Connecting the wells can correspond to or include forming an isolated well (e.g., the isolated well 210 of
At block 718, the method 700 can include forming a gate portion (e.g., the gate portion 212) over the semiconductor substrate and between the complementary wells. The gate portion 212 can be formed on/over the gate oxide 214. The gate portion 212 can be configured to provide controls for the current flow between the terminals. The gate portion 212 can correspond to the gate interface width 218 that is less than the adjusted width 262 of the adjusted well depression 260. The gate portion 212 can be located at the above described location such that the second depth 274 is maintained for the adjusted separation distance 276 along a lateral direction from its peripheral edges.

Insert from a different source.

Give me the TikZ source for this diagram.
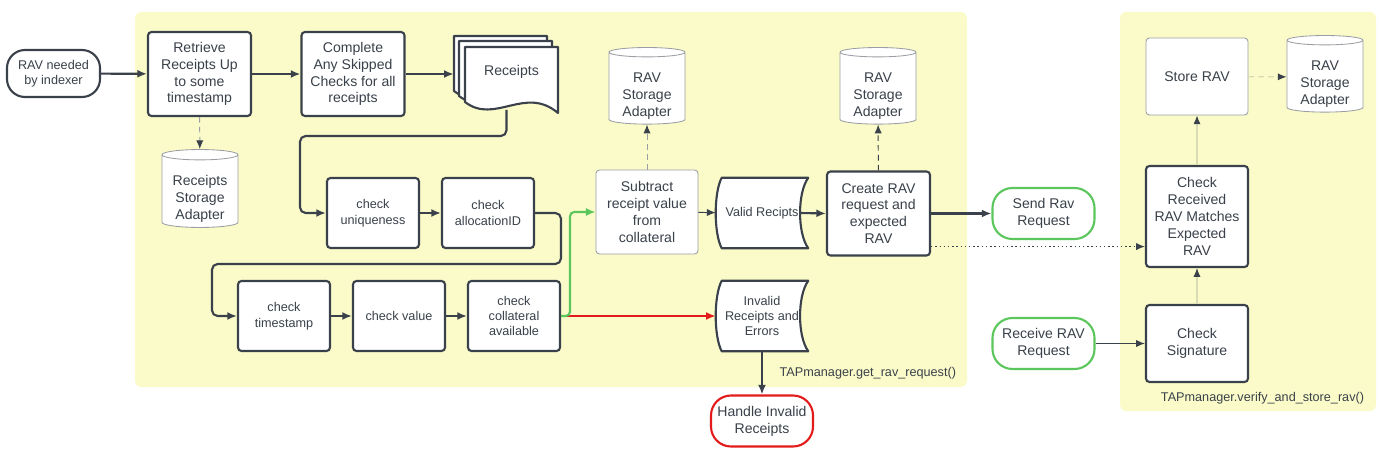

This disclosure is not intended to be exhaustive or to limit the present technology to the precise forms disclosed herein. Although specific embodiments are disclosed herein for illustrative purposes, various equivalent modifications are possible without deviating from the present technology, as those of ordinary skill in the relevant art will recognize. In some cases, well-known structures and functions have not been shown or described in detail to avoid unnecessarily obscuring the description of the embodiments of the present technology. Although steps of methods may be presented herein in a particular order, alternative embodiments may perform the steps in a different order. Similarly, certain aspects of the present technology disclosed in the context of particular embodiments can be combined or eliminated in other embodiments. Furthermore, while advantages associated with certain embodiments of the present technology may have been disclosed in the context of those embodiments, other embodiments can also exhibit such advantages, and not all embodiments need necessarily exhibit such advantages or other advantages disclosed herein to fall within the scope of the technology. Accordingly, the disclosure and associated technology can encompass other embodiments not expressly shown or described herein, and the invention is not limited except as by the appended claims.
Throughout this disclosure, the singular terms “a,” “an,” and “the” include plural referents unless the context clearly indicates otherwise. Similarly, unless the word “or” is expressly limited to mean only a single item exclusive from the other items in reference to a list of two or more items, then the use of “or” in such a list is to be interpreted as including (a) any single item in the list, (b) all of the items in the list, or (c) any combination of the items in the list. Additionally, the terms “comprising,” “including,” and “having” are used throughout to mean including at least the recited feature(s) such that any greater number of the same feature and/or additional types of other features are not precluded. Reference herein to “one embodiment,” “an embodiment,” “some embodiments” or similar formulations means that a particular feature, structure, operation, or characteristic described in connection with the embodiment can be included in at least one embodiment of the present technology. Thus, the appearances of such phrases or formulations herein are not necessarily all referring to the same embodiment. Furthermore, various particular features, structures, operations, or characteristics may be combined in any suitable manner in one or more embodiments.